* **Given data**:

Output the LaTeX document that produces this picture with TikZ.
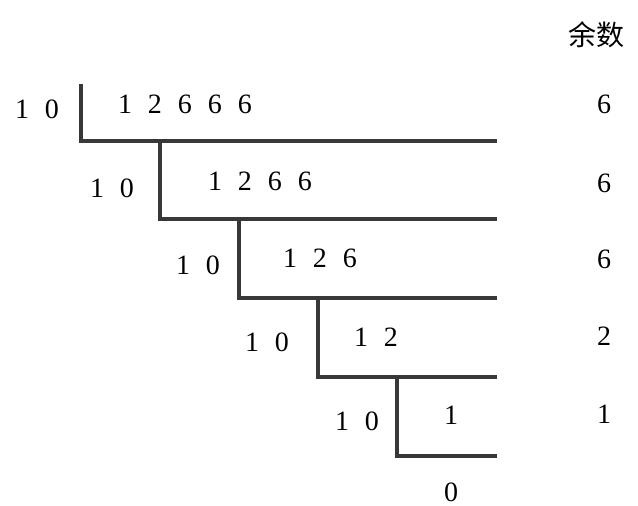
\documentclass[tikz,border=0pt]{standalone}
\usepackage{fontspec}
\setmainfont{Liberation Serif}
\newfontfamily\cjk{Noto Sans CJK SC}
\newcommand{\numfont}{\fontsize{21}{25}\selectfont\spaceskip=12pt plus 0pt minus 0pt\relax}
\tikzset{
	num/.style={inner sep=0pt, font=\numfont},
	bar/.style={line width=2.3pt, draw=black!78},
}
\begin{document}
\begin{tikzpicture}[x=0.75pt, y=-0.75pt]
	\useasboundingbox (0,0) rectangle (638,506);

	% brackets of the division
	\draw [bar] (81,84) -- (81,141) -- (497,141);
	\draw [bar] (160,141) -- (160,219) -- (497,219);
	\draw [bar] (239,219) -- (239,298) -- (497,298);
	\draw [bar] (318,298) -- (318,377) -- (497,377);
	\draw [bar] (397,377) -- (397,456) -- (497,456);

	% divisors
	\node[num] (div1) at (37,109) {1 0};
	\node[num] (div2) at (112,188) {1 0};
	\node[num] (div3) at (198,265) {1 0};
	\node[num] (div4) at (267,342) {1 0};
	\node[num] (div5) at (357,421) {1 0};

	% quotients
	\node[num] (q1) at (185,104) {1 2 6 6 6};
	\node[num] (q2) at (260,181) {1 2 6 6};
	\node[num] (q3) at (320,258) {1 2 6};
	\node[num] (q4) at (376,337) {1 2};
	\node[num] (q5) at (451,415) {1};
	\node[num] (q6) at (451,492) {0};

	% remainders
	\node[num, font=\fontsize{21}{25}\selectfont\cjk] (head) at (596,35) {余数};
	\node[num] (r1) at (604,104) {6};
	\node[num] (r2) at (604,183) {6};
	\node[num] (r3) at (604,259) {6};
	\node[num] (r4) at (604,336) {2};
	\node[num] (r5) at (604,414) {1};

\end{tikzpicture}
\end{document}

* **Short exercise**: Transcribe the preceding listing in its entirety and with exact wording, leaving out pictures.

* **Full response**:
Output the LaTeX document that produces this picture with TikZ.
\documentclass[tikz,border=0pt]{standalone}
\usepackage{fontspec}
\setmainfont{Liberation Serif}
\newfontfamily\cjk{Noto Sans CJK SC}
\newcommand{\numfont}{\fontsize{21}{25}\selectfont\spaceskip=12pt plus 0pt minus 0pt\relax}
\tikzset{
	num/.style={inner sep=0pt, font=\numfont},
	bar/.style={line width=2.3pt, draw=black!78},
}
\begin{document}
\begin{tikzpicture}[x=0.75pt, y=-0.75pt]
	\useasboundingbox (0,0) rectangle (638,506);

	% brackets of the division
	\draw [bar] (81,84) -- (81,141) -- (497,141);
	\draw [bar] (160,141) -- (160,219) -- (497,219);
	\draw [bar] (239,219) -- (239,298) -- (497,298);
	\draw [bar] (318,298) -- (318,377) -- (497,377);
	\draw [bar] (397,377) -- (397,456) -- (497,456);

	% divisors
	\node[num] (div1) at (37,109) {1 0};
	\node[num] (div2) at (112,188) {1 0};
	\node[num] (div3) at (198,265) {1 0};
	\node[num] (div4) at (267,342) {1 0};
	\node[num] (div5) at (357,421) {1 0};

	% quotients
	\node[num] (q1) at (185,104) {1 2 6 6 6};
	\node[num] (q2) at (260,181) {1 2 6 6};
	\node[num] (q3) at (320,258) {1 2 6};
	\node[num] (q4) at (376,337) {1 2};
	\node[num] (q5) at (451,415) {1};
	\node[num] (q6) at (451,492) {0};

	% remainders
	\node[num, font=\fontsize{21}{25}\selectfont\cjk] (head) at (596,35) {余数};
	\node[num] (r1) at (604,104) {6};
	\node[num] (r2) at (604,183) {6};
	\node[num] (r3) at (604,259) {6};
	\node[num] (r4) at (604,336) {2};
	\node[num] (r5) at (604,414) {1};

\end{tikzpicture}
\end{document}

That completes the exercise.